Bookslut links to an article about Panos Karnezis in which he talks about his choice to write in English.

Apart from the commercial advantages of being able to sell English-language fiction worldwide, there are technical reasons, too, for Karnezis’ choice. “The Greek language is a bit like Spanish – more other, much more wordy. It’s common to have very long sentences. As a language, Greek is more dramatic. I try to bring the Greek experience – the bathos, the pathos – into English.”
Is there a tension, then, between the language and what Karnezis is writing about? “Yes, yes. It’s very interesting. You can explain a man’s macho attitude with one word in Greek. You can be much more specific. Here, you have to do it in a few sentences, which I find a great challenge. It’s like building a wall.”
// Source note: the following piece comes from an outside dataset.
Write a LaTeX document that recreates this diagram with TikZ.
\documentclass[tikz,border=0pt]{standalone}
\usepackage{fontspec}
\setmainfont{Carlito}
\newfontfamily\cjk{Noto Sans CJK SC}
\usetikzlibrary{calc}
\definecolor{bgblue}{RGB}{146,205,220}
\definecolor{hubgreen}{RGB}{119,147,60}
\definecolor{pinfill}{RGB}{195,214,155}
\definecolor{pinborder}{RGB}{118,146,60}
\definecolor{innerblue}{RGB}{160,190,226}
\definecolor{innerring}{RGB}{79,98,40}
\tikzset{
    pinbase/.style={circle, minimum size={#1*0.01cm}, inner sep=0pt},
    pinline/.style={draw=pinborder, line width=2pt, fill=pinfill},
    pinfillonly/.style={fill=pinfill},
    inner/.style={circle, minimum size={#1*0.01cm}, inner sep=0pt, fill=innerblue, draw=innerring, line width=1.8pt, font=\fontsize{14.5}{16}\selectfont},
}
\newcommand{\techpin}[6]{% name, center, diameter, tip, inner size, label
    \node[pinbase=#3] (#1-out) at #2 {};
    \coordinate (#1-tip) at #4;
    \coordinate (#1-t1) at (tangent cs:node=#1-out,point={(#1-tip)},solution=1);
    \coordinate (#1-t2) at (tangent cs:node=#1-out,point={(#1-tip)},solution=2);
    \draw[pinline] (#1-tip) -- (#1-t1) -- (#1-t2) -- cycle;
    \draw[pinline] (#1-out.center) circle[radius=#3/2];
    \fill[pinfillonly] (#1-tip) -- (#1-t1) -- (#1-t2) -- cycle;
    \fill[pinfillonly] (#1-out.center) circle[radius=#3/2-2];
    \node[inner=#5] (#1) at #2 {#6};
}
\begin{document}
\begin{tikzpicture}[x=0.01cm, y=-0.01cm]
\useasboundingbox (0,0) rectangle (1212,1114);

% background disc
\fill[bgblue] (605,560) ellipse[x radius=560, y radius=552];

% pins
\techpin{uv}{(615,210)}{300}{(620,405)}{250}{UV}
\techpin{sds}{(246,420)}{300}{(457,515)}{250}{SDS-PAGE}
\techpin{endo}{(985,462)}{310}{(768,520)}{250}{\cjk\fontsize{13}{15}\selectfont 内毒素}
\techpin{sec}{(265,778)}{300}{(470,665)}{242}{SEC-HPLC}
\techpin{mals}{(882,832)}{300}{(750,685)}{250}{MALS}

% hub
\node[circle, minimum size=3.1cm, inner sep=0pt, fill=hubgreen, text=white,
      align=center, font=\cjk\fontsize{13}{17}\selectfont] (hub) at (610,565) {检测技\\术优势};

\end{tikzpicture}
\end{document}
For my part, I wrote in Arabic and French when I was a kid but English superseded those languages by the time I started college. When I wrote in Arabic I found it hard to keep up with the rhythm. Pick up any novel in Arabic and you’ll see that a sentence can run a page or two. I needed the finality of the period, perhaps because I had been already exposed to non-Arabic punctuation from a very early age. In French I wrote mostly poetry, long pieces that were meant to sound like Lamartine or Hugo and later like Baudelaire or Verlaine. I started learning English in high school and liked the mechanics of the language and soon I was reading almost everything I could get my hands on in English. Sometimes I even read French or Arab writers in translation. After a few years English became the language I think in. Sometimes when I talk to my mom my Arabic comes out garbled, like a translation of something I’m conceptualizing in English. (There’s fodder for you Sapir-Whorf people.) Some of my favorite writers are non-native speakers: Vladimir Nabokov, Joseph Conrad and more recently Ha Jin and I end up re-reading them almost every year. Sometimes I wonder if language choice affects the kinds of stories I’m writing or thinking about writing. I suppose the only way to find out is to switch back and see. I certainly plan on trying that someday.